Services are shortened to schematics and oversight. Explaining what is needed, and what is possible will be accompanied by robot-built models. Presentations might be daily events, so gear up communication skills.

While knowledge of the field is essential, with automated design and construction processes, the number of people working at each role could be substantially reduced. Innovators, synthesizers, folks who can think across platforms, communicate ideas, and know how things fit together would be at a premium. Production jobs in today’s world and folks that make it happen may be less essential.

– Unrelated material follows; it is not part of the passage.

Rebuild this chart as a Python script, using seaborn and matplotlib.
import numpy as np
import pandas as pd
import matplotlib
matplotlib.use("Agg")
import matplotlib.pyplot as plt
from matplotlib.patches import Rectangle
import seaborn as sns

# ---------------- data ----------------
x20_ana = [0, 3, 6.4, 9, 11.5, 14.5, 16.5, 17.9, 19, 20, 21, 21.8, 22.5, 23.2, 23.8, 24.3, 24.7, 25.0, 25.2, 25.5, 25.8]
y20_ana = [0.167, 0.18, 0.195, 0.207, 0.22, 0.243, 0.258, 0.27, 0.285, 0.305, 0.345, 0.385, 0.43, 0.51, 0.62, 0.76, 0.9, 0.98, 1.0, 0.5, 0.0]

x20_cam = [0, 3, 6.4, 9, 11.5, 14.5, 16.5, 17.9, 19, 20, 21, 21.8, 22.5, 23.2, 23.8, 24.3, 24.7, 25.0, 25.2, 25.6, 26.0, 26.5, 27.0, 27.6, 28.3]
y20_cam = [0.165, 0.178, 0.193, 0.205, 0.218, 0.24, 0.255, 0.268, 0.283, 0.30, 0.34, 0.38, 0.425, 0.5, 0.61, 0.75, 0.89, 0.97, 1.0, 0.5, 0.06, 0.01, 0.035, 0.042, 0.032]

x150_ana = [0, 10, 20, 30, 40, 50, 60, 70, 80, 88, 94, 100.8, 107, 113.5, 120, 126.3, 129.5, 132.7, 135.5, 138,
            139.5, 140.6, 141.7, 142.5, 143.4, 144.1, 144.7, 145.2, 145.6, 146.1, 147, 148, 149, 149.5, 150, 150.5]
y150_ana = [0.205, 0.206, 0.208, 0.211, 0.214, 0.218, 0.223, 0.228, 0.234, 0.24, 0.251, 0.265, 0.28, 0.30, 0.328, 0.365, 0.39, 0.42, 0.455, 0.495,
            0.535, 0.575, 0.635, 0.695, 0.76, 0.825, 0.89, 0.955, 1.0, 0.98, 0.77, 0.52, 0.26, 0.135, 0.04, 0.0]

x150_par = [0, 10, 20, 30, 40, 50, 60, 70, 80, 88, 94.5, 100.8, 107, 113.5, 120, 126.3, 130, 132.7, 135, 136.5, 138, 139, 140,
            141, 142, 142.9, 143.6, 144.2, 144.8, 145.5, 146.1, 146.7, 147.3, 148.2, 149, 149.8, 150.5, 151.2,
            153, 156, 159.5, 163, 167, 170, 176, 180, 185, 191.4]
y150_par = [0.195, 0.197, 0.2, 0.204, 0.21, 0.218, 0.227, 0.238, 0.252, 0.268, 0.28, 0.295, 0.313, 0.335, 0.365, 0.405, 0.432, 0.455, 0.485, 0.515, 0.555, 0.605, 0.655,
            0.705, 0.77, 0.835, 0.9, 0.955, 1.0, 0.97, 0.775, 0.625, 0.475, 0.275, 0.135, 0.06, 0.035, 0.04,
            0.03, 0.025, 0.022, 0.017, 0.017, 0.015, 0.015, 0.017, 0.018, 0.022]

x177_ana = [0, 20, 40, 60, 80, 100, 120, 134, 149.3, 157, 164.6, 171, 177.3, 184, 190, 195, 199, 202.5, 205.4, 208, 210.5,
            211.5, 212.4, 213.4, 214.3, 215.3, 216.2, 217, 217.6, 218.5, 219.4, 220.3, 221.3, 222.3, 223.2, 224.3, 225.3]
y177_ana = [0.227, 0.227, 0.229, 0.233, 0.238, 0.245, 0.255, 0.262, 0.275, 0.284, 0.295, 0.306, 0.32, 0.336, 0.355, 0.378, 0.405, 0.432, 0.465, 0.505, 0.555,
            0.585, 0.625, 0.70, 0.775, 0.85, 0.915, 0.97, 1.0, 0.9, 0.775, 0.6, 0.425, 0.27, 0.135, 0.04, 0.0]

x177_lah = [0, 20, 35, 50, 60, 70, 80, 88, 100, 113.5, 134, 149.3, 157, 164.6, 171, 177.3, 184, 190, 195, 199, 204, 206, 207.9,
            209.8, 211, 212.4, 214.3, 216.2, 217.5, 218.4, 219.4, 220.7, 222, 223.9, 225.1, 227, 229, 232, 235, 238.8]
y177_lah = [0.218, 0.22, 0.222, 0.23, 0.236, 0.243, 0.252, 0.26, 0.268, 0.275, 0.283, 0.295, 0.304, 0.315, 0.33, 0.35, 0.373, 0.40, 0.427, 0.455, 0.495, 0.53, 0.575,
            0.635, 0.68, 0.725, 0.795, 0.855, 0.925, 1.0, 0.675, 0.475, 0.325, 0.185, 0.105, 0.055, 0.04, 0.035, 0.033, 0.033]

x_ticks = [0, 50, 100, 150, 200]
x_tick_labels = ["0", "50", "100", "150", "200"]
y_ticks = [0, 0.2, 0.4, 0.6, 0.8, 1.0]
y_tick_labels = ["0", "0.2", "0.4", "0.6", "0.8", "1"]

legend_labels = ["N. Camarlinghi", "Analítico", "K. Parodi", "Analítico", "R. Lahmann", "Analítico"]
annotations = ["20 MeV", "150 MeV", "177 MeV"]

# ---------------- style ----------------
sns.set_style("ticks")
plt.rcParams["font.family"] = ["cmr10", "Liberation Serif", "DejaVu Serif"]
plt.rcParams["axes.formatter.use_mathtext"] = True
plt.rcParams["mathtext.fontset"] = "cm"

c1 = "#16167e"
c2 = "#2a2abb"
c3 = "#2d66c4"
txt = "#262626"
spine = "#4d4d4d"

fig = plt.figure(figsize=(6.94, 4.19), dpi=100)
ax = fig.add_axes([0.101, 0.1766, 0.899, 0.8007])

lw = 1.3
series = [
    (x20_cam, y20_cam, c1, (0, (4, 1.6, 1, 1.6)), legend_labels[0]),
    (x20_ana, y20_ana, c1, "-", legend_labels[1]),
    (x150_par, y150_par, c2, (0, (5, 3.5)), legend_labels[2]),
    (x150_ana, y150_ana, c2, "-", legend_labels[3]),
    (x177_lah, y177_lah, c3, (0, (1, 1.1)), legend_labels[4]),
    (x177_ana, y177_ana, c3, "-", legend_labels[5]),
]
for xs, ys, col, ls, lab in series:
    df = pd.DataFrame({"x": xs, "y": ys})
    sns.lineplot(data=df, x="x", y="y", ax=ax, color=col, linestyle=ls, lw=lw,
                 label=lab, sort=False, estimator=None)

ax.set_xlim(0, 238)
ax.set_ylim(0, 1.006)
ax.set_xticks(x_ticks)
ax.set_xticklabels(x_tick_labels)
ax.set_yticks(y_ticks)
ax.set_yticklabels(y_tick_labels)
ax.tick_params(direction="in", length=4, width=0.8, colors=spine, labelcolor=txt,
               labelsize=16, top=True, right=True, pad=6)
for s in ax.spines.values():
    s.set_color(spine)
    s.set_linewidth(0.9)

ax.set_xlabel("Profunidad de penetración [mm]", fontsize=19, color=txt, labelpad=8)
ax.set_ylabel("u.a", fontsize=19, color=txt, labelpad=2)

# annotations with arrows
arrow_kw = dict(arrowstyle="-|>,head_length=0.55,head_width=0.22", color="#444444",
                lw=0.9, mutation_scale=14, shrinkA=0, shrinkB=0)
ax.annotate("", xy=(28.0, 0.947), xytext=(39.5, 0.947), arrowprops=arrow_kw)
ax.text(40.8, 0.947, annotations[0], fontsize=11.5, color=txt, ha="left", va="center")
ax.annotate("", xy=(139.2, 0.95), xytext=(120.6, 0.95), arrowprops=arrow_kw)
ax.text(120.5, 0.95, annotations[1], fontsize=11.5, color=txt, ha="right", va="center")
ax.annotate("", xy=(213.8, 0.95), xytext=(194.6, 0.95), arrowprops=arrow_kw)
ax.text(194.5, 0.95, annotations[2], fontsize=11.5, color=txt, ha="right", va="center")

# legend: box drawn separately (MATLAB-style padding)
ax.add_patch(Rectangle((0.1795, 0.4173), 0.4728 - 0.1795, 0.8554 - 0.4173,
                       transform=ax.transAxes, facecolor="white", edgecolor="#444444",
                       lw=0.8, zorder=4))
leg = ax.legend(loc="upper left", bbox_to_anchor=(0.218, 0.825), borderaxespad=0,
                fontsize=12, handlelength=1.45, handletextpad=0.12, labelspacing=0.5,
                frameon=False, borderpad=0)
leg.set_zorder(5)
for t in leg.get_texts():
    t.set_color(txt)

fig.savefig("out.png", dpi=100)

Picture cities as anthills, emerging from a million small actions instead of grand schemes orchestrated by experts.

How Much of a Stretch?
I’ve taken Doctorow’s ideas and asked: what would this mean for entire cities? If we had this technology, these sensibilities and resources, how would we make buildings? Furthermore, what would it mean for those of us that love to make cities? I hope the author is tolerant of my stretch.

Imagining the future is the best way to shape it and the only way to prepare ourselves.

Makers presents a scenario that is far from an architect’s dream. It’s a tough environment for engineers, planners, and contractors as well. Even city leaders and developers would have to step aside for this tsunami of citizen action.

Just as content and media platforms have become free for publishing, if materials and real estate lose their economic clout, and design/build processes are automated, active users will create cities.

Would you choose to live in Makers world?